Il conto per l’Unione europea è di 7,5 miliardi di dollari; quello per l’agroindustria italiana, stima la Coldiretti, potrebbe arrivare a un 1 miliardo. Sono i volumi di import che gli Stati Uniti potranno penalizzare con i dazi, come ha deciso ieri il Wto, l’organizzazione mondiale del commercio, risolvendo a favore della Boeing il ricorso per concorrenza sleale presentato nel 2004 contro Airbus. E’ una stangata senza precedenti, ma che era nell’aria. Le Borse europee hanno chiuso tutte al ribasso, prima ancora che arrivasse la notizia: Milano -2,87%, e Francoforte -2,7%; Londra, -3,2%; Parigi, -3,1%. Ma c’è allarme anche dall’altra parte dell’Atlantico.

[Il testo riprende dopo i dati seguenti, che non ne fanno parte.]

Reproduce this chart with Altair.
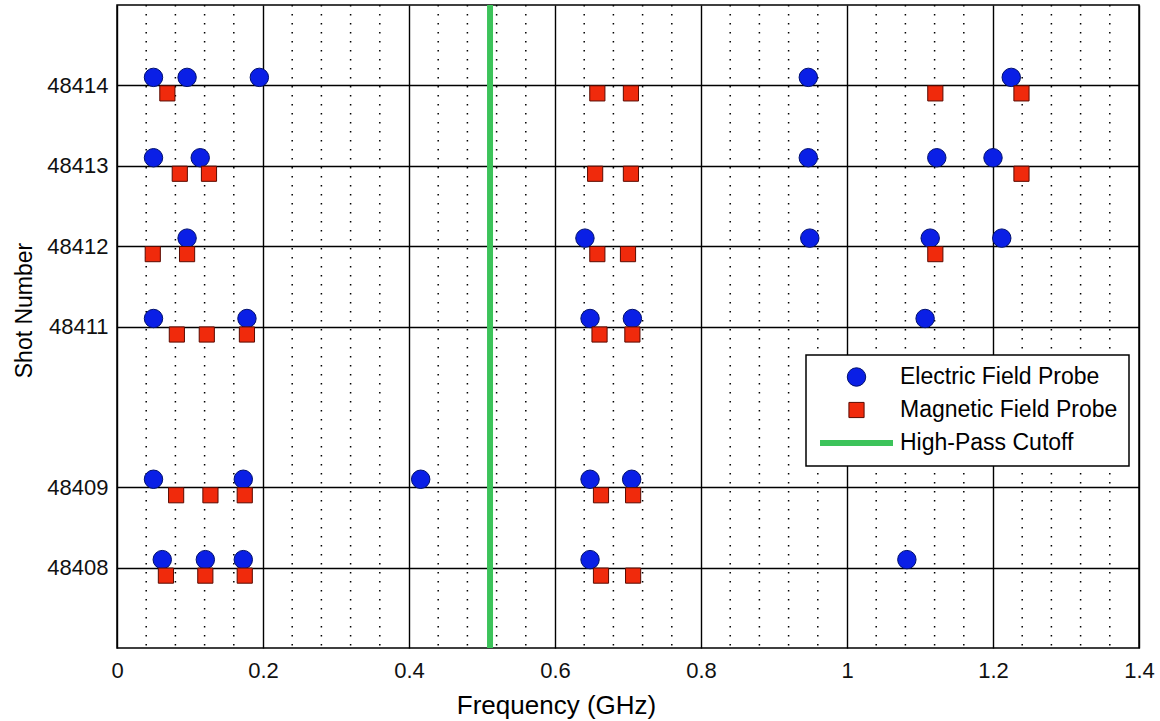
import altair as alt
import pandas as pd

# ---------------- data ----------------
SHOTS = [48414, 48413, 48412, 48411, 48409, 48408]

ELECTRIC_GHZ = [
    [0.050, 0.096, 0.195, 0.947, 1.225],   # 48414
    [0.050, 0.114, 0.947, 1.123, 1.200],   # 48413
    [0.096, 0.641, 0.949, 1.114, 1.212],   # 48412
    [0.050, 0.178, 0.648, 0.706, 1.107],   # 48411
    [0.050, 0.173, 0.416, 0.648, 0.705],   # 48409
    [0.062, 0.121, 0.173, 0.648, 1.082],   # 48408
]
MAGNETIC_GHZ = [
    [0.069, 0.658, 0.704, 1.121, 1.239],   # 48414
    [0.086, 0.126, 0.655, 0.704, 1.239],   # 48413
    [0.049, 0.096, 0.658, 0.700, 1.121],   # 48412
    [0.082, 0.123, 0.178, 0.661, 0.706],   # 48411
    [0.081, 0.128, 0.175, 0.663, 0.707],   # 48409
    [0.067, 0.121, 0.175, 0.663, 0.707],   # 48408
]
CUTOFF_GHZ = [0.511]

PROBES = ["Electric Field Probe", "Magnetic Field Probe", "High-Pass Cutoff"]
X_TICKS = [0, 0.2, 0.4, 0.6, 0.8, 1.0, 1.2, 1.4]
MINOR_GRID_GHZ = [0.04, 0.08, 0.12, 0.16, 0.24, 0.28, 0.32, 0.36,
                  0.44, 0.48, 0.52, 0.56, 0.64, 0.68, 0.72, 0.76,
                  0.84, 0.88, 0.92, 0.96, 1.04, 1.08, 1.12, 1.16,
                  1.24, 1.28, 1.32, 1.36]
Y_TICKS = [48408, 48409, 48411, 48412, 48413, 48414]

# ---------------- tables ----------------
e_rows, m_rows = [], []
for shot, evals, mvals in zip(SHOTS, ELECTRIC_GHZ, MAGNETIC_GHZ):
    for f in evals:
        e_rows.append({"freq": f, "shot": shot, "probe": PROBES[0]})
    for f in mvals:
        m_rows.append({"freq": f, "shot": shot, "probe": PROBES[1]})
e_df = pd.DataFrame(e_rows)
m_df = pd.DataFrame(m_rows)
cut_df = pd.DataFrame({"freq": CUTOFF_GHZ, "probe": [PROBES[2]] * len(CUTOFF_GHZ)})
minor_df = pd.DataFrame({"freq": MINOR_GRID_GHZ})

FONT = "Liberation Sans"

x_enc = alt.X(
    "freq:Q",
    scale=alt.Scale(domain=[0, 1.4], nice=False, zero=False),
    axis=alt.Axis(
        values=X_TICKS, format="~g", grid=True, gridColor="black", gridWidth=1.4,
        gridOpacity=1, domain=False, ticks=False, tickSize=0, labelFlush=False,
        labelOverlap=False, labelFont=FONT, labelFontSize=22, labelColor="#111",
        labelPadding=12, title="Frequency (GHz)", titleFont=FONT, titleFontSize=26,
        titleFontWeight="normal", titleColor="black", titleX=439, titleY=65,
        titleAlign="center", titleBaseline="alphabetic",
    ),
)
y_enc = alt.Y(
    "shot:Q",
    scale=alt.Scale(domain=[48407, 48415], nice=False, zero=False),
    axis=alt.Axis(
        values=Y_TICKS, format="d", grid=True, gridColor="black", gridWidth=1.4,
        gridOpacity=1, domain=False, ticks=False, tickSize=0, labelFlush=False,
        labelOverlap=False, labelFont=FONT, labelFontSize=22, labelColor="#111",
        labelPadding=9, title="Shot Number", titleFont=FONT, titleFontSize=23,
        titleFontWeight="normal", titleColor="black", titleX=-86, titleY=305,
        titleAlign="center", titleBaseline="alphabetic",
    ),
)

leg = alt.Legend(title=None, orient="none", legendX=689, legendY=350,
                 direction="vertical")
fill_enc = alt.Fill("probe:N", scale=alt.Scale(domain=PROBES,
                    range=["#0a1fe6", "#f02a0c", "#3cc35a"]), legend=leg)
stroke_enc = alt.Stroke("probe:N", scale=alt.Scale(domain=PROBES,
                        range=["#00106e", "#5a0a00", "#3cc35a"]), legend=leg)
shape_enc = alt.Shape("probe:N", scale=alt.Scale(domain=PROBES,
                      range=["circle", "square", "stroke"]), legend=leg)
size_enc = alt.Size("probe:N", scale=alt.Scale(type="ordinal", domain=PROBES,
                    range=[340, 230, 5329]), legend=leg)
sw_enc = alt.StrokeWidth("probe:N", scale=alt.Scale(type="ordinal", domain=PROBES,
                         range=[1, 1, 6]), legend=leg)

minor = alt.Chart(minor_df).mark_rule(
    color="black", strokeDash=[1.5, 7.5], strokeWidth=1.5
).encode(x=x_enc)

cutoff = alt.Chart(cut_df).mark_rule().encode(
    x=x_enc, stroke=stroke_enc, strokeWidth=sw_enc
)

elec = alt.Chart(e_df).mark_point(filled=True, opacity=1, yOffset=-8).encode(
    x=x_enc, y=y_enc, fill=fill_enc, stroke=stroke_enc, shape=shape_enc,
    size=size_enc, strokeWidth=sw_enc
)
magn = alt.Chart(m_df).mark_point(filled=True, opacity=1, yOffset=8).encode(
    x=x_enc, y=y_enc, fill=fill_enc, stroke=stroke_enc, shape=shape_enc,
    size=size_enc, strokeWidth=sw_enc
)

chart = alt.layer(minor, cutoff, elec, magn).properties(
    width=1022, height=643,
    autosize=alt.AutoSizeParams(type="none"),
    padding={"left": 117, "top": 5, "right": 21, "bottom": 73},
    background="white",
).configure_view(
    stroke="black", strokeWidth=1.5
).configure_legend(
    strokeColor="black", strokeWidth=1.5, fillColor="white", padding=11,
    cornerRadius=0, labelFont=FONT, labelFontSize=23, labelColor="black",
    labelOffset=4, clipHeight=22, rowPadding=10, symbolOpacity=1,
    labelLimit=400,
)

chart.save("out.html", embed_options={"renderer": "svg", "actions": False})
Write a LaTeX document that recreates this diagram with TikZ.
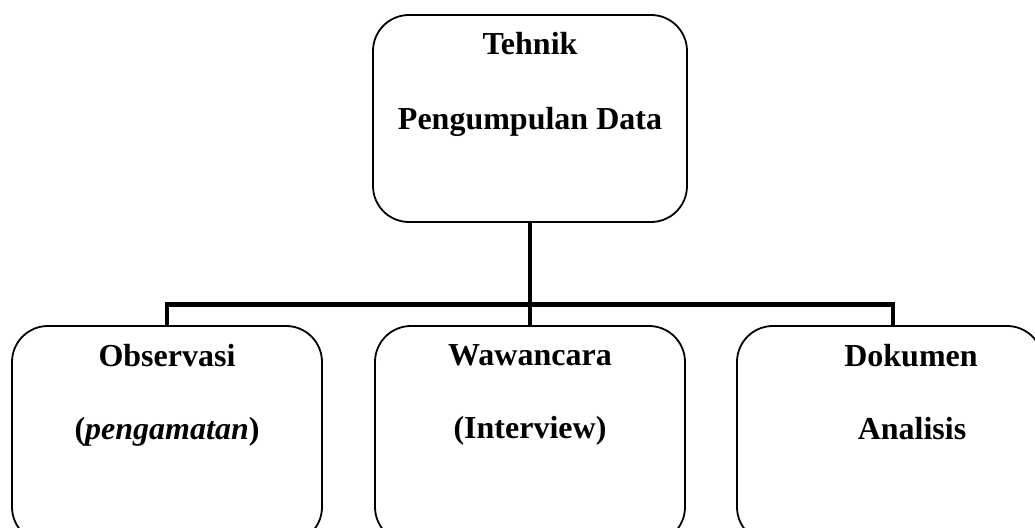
\documentclass[tikz,border=0pt]{standalone}
\usepackage{fontspec}
\setmainfont{Liberation Serif}
\begin{document}
\begin{tikzpicture}[x=1pt,y=1pt,font=\fontsize{32}{38}\selectfont\bfseries,
  roundbox/.style={draw=black,line width=1.8pt,rounded corners=36pt,minimum width=314pt,minimum height=207pt,inner sep=0pt},
  lowbox/.style={roundbox,minimum width=310pt,minimum height=217pt},
  boxtext/.style={anchor=base,inner sep=0pt},
  stemline/.style={draw=black,line width=4.5pt}]
\useasboundingbox (0,0) rectangle (1035,527);
\clip (0,0) rectangle (1035,527);
% boxes
\node[roundbox] (teknik) at (530,408.5) {};
\node[lowbox] (observasi) at (167,92.5) {};
\node[lowbox] (wawancara) at (530,92.5) {};
\node[lowbox,minimum width=306pt] (dokumen) at (890,92.5) {};
% labels
\node[boxtext] (teknikA) at (530,472) {Tehnik};
\node[boxtext] (teknikB) at (530,397) {Pengumpulan Data};
\node[boxtext] (observasiA) at (167,160) {Observasi};
\node[boxtext] (observasiB) at (167,87) {(\textit{pengamatan})};
\node[boxtext] (wawancaraA) at (530,161) {Wawancara};
\node[boxtext] (wawancaraB) at (530,88) {(Interview)};
\node[boxtext] (dokumenA) at (911,160) {Dokumen};
\node[boxtext] (dokumenB) at (912,87) {Analisis};
% connectors
\coordinate (bar) at (530,222.5);
\draw[stemline] (teknik.south) -- (wawancara.north);
\draw[stemline] (observasi.north) -- (observasi.north |- bar) -- ([xshift=3pt]dokumen.north |- bar) -- ([xshift=3pt]dokumen.north);
\end{tikzpicture}
\end{document}
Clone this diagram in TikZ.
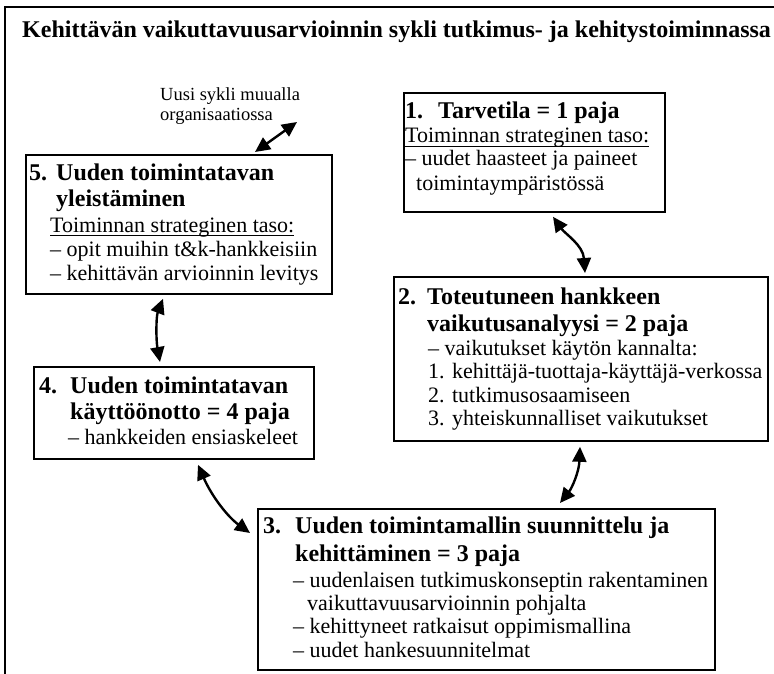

Ora l’Amministrazione Trump dovrà decidere come modulare i prelievi alle dogane. In questi giorni prima il presidente del Consiglio, Giuseppe Conte, poi il ministro degli Esteri, Luigi Di Maio, hanno cercato di convincere Mike Pompeo ad alleggerire il carico sul made in Italy. Il Segretario di Stato, che oggi conclude la sua visita in Italia, non ha concesso alcuna apertura, anzi negli incontri a porte chiuse avrebbe replicato più o meno in questi termini: capisco il vostro problema, ma sul piano commerciale l’Europa ci tratta male, anzi malissimo. Nella conferenza stampa Pompeo ha semplicemente schivato il tema, elencando le priorità per gli Stati Uniti: Iran, Cina, Russia. Eppure, al suo fianco, Di Maio ha ricordato il possibile impatto delle tariffe: «Noi abbiamo molte aziende che sopravvivono grazie al loro export». A quanto risulta non è servito neanche il tentativo di far leva sulla politica o, come ha detto il ministro davanti ai giornalisti, sulla «relazione fondamentale con gli Usa che certamente non è basata solo sul commercio». Più tardi, in un’intervista a «SkyTg24» il Segretario di Stato ha detto: «La decisione del Wto è ciò che ci aspettavamo. Abbiamo lavorato con Ue e governo italiano per trovare la risposta giusta. E’ una questione seria. I sussidi ad Airbus erano in violazione delle regole del Wto e quindi faremo in modo di lavorare per sviluppare la nostra reazione».
Pompeo, in realtà, non ha grandi margini di intervento e si rimette alla linea dura fissata alla Casa Bianca da Robert Lightzer, rappresentante per il Commercio, con il sostegno di Wilbur Ross, segretario al Commercio. Sono i due consiglieri più ascoltati in materia da Trump. Questo team ha preparato da mesi la lista dei beni da colpire. Un primo blocco da quattro miliardi investirà il settore dell’aeronautica e i Paesi che partecipano al consorzio Airbus: Francia, Germania, Gran Bretagna e Spagna. La componentistica di produzione italiana, quindi, non verrà sfiorata.
Coldiretti formula le prime stime, considerando che da Washington hanno fatto sapere che i dazi potrebbero salire anche fino al 100% del controvalore delle merci. Il mercato americano vale per il nostro alimentare circa 5,2 miliardi di dollari (dati Ice, 2018). Vino, liquori e spumanti coprono un fatturato di circa 2 miliardi; poi ci sono pasta, salumi, formaggi, olio di oliva, caffè, frutta in scatola e altro ancora. E se vino, pasta e olio dovrebbero essere risparmiati — secondo la lista dei prodotti diffusa dall’Ufficio del rappresentante al Commercio Usa — formaggi e prosciutto sarebbero colpiti da tariffe all’import del 25%: e vendite di prodotti dop come Parmigiano Reggiano e Grana potrebbero crollare.
C’è una via d’uscita? Le trattative commerciali sono competenza esclusiva di Bruxelles. La Commissaria uscente, Cecilia Malmström osserva: «Se gli Usa impongono i dazi, l’Unione europea sarà pronta a rispondere. Ma siamo disponibili a trovare un accordo equo». Toccherà all’irlandese Phil Hogan, successore di Malmoström, rilanciare una trattativa finora complicata dalla richiesta americana: aprite i vostri supermercati alla nostra agricoltura, al nostro cibo.
Un’opportunità interessante potrebbe arrivare all’inizio del prossimo anno, quando sempre il Wto dovrà stabilire se sanzionare anche la Boeing, destinataria di finanziamenti pubblici per 19 miliardi di dollari. A quel punto potrebbero essere gli europei a poter imporre dazi agli Stati Uniti. Oppure potrebbe maturare, finalmente, un’intesa: disarmo bilaterale, via tutte le tariffe.